Last weekend, our family took the Lincoln Tunnel from our quiet, suburban haven in New Jersey to the cosmopolitan Mecca of New York City for a friend’s birthday brunch at a swanky eatery. We ate, drank, and laughed with old friends, and the boys impressed everyone with their impeccable table manners and overall sweet temperaments.
Before leaving, everyone completed all the standard exit rituals. We distributed hugs and made lots of positive noises about the meal and threatened to get together soon with each guest. Our family was the last out because our routine also includes a trip to the restroom to avoid getting stuck in the Lincoln Tunnel with a squirming child grabbing parts and trying desperately to hold it in.
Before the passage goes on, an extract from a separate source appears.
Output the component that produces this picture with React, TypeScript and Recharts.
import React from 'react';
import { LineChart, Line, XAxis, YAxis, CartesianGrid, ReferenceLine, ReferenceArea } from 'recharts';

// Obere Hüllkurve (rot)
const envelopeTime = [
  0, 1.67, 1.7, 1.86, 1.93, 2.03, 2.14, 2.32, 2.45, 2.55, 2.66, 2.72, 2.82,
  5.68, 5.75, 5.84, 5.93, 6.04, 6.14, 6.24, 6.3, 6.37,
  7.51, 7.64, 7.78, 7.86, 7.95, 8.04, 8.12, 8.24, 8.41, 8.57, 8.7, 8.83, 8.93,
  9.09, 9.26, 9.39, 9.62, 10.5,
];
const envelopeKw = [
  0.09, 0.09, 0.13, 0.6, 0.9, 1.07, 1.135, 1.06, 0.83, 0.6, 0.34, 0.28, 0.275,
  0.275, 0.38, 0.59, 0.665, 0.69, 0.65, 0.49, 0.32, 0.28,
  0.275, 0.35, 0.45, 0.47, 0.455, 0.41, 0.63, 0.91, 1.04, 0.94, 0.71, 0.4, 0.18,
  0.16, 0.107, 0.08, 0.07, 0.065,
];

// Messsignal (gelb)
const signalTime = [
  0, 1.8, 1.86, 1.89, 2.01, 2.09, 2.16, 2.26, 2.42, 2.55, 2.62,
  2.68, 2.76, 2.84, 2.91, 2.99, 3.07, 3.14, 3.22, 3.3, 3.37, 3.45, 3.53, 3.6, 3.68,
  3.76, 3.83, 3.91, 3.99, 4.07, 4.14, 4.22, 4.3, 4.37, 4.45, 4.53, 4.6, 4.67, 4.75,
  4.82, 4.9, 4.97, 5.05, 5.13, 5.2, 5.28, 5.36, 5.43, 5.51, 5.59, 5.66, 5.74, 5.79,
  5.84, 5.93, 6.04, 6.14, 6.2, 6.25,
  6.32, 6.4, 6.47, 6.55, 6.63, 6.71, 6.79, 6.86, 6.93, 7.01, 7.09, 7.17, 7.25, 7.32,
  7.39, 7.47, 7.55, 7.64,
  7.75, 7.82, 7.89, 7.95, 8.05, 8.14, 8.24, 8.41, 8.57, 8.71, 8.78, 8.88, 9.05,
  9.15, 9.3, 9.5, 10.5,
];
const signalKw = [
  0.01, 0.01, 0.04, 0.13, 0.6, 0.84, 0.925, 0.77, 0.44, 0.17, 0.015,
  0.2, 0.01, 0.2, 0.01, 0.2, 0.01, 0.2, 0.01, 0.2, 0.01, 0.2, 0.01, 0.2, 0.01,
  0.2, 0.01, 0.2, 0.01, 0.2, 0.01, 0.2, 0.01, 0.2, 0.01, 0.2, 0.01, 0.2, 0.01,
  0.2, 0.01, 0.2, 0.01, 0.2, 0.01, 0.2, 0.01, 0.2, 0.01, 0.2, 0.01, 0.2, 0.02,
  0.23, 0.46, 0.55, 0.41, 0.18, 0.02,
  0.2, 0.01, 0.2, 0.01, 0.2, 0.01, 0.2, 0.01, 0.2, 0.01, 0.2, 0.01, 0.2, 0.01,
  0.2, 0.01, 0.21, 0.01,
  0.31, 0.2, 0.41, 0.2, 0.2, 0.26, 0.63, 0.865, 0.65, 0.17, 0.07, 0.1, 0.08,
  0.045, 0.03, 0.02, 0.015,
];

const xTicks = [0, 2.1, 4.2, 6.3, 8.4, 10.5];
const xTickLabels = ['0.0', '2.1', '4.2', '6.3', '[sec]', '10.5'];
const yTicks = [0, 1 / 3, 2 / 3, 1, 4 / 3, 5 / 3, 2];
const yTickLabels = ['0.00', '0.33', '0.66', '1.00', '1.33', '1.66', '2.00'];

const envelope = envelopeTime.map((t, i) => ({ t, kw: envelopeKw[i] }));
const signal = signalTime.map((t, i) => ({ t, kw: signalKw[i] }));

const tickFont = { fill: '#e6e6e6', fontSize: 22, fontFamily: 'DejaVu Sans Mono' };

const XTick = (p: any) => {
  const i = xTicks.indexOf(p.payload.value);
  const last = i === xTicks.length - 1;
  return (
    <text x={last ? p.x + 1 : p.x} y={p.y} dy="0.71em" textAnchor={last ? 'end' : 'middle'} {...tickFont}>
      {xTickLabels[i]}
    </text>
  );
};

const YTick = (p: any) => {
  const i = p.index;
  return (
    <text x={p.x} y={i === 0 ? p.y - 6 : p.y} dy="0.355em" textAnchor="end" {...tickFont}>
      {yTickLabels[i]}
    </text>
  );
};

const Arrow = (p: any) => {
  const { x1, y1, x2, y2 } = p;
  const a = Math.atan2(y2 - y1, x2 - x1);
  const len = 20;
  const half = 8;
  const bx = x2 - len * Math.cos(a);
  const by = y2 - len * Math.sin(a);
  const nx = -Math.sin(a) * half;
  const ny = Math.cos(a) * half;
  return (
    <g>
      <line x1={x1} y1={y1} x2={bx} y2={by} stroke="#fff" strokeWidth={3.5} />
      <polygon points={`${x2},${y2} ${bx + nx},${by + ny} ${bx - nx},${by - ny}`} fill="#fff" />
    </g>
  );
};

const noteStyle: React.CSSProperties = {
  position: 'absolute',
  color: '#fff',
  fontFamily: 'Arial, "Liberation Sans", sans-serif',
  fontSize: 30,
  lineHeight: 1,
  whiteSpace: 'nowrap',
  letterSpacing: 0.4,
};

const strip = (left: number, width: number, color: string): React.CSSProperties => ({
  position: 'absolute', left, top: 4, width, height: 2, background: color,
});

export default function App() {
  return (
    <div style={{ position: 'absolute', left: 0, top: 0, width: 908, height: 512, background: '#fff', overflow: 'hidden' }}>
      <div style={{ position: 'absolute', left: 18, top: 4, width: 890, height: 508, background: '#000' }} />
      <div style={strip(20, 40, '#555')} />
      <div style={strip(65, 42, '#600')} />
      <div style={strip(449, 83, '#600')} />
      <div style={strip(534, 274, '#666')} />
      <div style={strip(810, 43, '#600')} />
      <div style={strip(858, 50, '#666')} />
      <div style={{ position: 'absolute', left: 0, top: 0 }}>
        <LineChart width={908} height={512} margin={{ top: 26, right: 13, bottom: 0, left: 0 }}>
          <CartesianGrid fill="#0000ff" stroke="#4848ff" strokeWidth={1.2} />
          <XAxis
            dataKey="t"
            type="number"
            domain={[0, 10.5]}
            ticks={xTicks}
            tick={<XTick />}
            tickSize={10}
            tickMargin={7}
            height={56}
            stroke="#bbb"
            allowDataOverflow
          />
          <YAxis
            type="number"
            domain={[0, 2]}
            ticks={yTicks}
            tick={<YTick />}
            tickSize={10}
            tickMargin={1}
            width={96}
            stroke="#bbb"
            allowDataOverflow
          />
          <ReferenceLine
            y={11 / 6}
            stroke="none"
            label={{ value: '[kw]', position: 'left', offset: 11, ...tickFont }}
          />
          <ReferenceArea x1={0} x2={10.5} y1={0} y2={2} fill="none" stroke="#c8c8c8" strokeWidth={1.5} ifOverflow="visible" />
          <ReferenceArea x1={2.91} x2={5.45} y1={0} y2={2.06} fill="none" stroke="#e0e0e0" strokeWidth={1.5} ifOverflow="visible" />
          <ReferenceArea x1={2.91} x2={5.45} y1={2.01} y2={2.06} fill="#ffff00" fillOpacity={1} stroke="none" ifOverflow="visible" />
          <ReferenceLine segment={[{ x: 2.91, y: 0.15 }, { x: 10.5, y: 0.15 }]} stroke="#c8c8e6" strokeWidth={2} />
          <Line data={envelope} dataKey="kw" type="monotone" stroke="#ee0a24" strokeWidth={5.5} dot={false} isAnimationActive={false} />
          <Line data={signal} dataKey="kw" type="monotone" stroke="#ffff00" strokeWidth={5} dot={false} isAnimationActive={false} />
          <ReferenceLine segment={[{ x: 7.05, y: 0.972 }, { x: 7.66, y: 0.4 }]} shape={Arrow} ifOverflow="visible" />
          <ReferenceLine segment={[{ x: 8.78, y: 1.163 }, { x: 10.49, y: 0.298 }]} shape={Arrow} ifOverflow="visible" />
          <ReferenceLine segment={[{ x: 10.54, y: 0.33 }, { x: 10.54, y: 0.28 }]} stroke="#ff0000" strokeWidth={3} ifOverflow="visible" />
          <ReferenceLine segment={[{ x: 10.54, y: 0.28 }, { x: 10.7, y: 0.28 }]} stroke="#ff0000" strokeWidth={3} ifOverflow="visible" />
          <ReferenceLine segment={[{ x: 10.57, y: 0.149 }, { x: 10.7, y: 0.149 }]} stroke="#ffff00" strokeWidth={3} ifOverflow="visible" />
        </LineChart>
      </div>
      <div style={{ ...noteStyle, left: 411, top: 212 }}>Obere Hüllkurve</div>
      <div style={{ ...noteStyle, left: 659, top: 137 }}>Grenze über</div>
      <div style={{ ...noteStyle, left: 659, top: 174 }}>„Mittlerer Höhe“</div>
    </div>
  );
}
I escorted the boys to the restrooms while Gabriella collected our coats.
Bathroom runs are essential whenever we prepare to leave. There’s nowhere to pull over in the tunnel. Even if there were, Asher would implode before he would relieve himself roadside or anywhere out of doors. His 6-year-old brother, on the other hand, has joyfully watered the bushes countless times. He’s even filled up an empty water bottle in the car on occasion. Don’t judge until you’ve been there… unless you’re judging because we had a plastic bottle in the car instead of a stainless steel thermos. If that is the root of your damnation, I accept your indictment but maintain that keeping a plastic bottle in the car for such emergencies is an environmental transgression worth making.
Levi is just starting to read and was happy to point out the letters affixed to each door of the two restrooms. “M and W! Man and Woman.”
“That’s right, Levi. You both can come into the W room with me, though. It should really say W and Ws with children.”
“I am a boy not a girl. I’m going in this one,” he announced pointing at the M Room. Asher had been happy to shadow me to the W Room but paused to consider the choice Levi was making. It was clear that Levi was determined to use the Men’s Room. “Asher, go with your brother,” I declared, in one of those knee-jerk decisions we parents make because we have no time to prepare or evaluate. Asher followed his little brother for what would be their first solo flight to a public restroom. I had to restrain myself from going in with them. Would they be okay?
Obviously, knowing when you can safely send boys to the public bathroom on their own is not an issue reserved for lesbian mothers. Heterosexual moms out without Dad, single mothers, lady-relatives and other female caregivers may be out with a man-child who needs to empty his bladder far from home. We can list all sorts of other scenarios about male guardians and female children, but I’ll stick to what I know. And what I know is that sending your son to a public bathroom unattended for the first time is, at the very least, noteworthy.
On the 1-10 Scale of Children’s Independence, 1 being INSIGNIFICANT and 10 being TERRIFYING, this was hovering at about an 8 for me. Did I make the right choice? Should I have insisted they come with me? What would Gabriella have done? Being the overprotective Italian mother that she is, would she accuse me of putting our children in harm’s way? Did I send my innocent boys into a plumbed den of malfeasance? Do patrons of swanky restaurants have more of an appetite for crime? Should I have insisted they use a stall, so they could lock the door? Or insist they stand at the urinal, where they could make a hasty exit if need be?
“Don’t talk to anyone!” I offered as the door closed in front of me like a bank vault, sealing out my protection. I shook my head and berated myself. “We should have prepared them for this moment better. I should have reviewed Stranger Danger basics. What was our family code word?? I could have at least reminded them to wash their hands…and check the bottom of their shoes for toilet paper. What kind of mother am I?”
The boys emerged, emptied and unscathed. I exhaled the air trapped in my lungs. We were ready to go having already went now that my boys had arrived. There was plenty of time to talk about safety on our way home while we were driving through the tunnel in the mini-van with an empty plastic bottle in the passenger door compartment.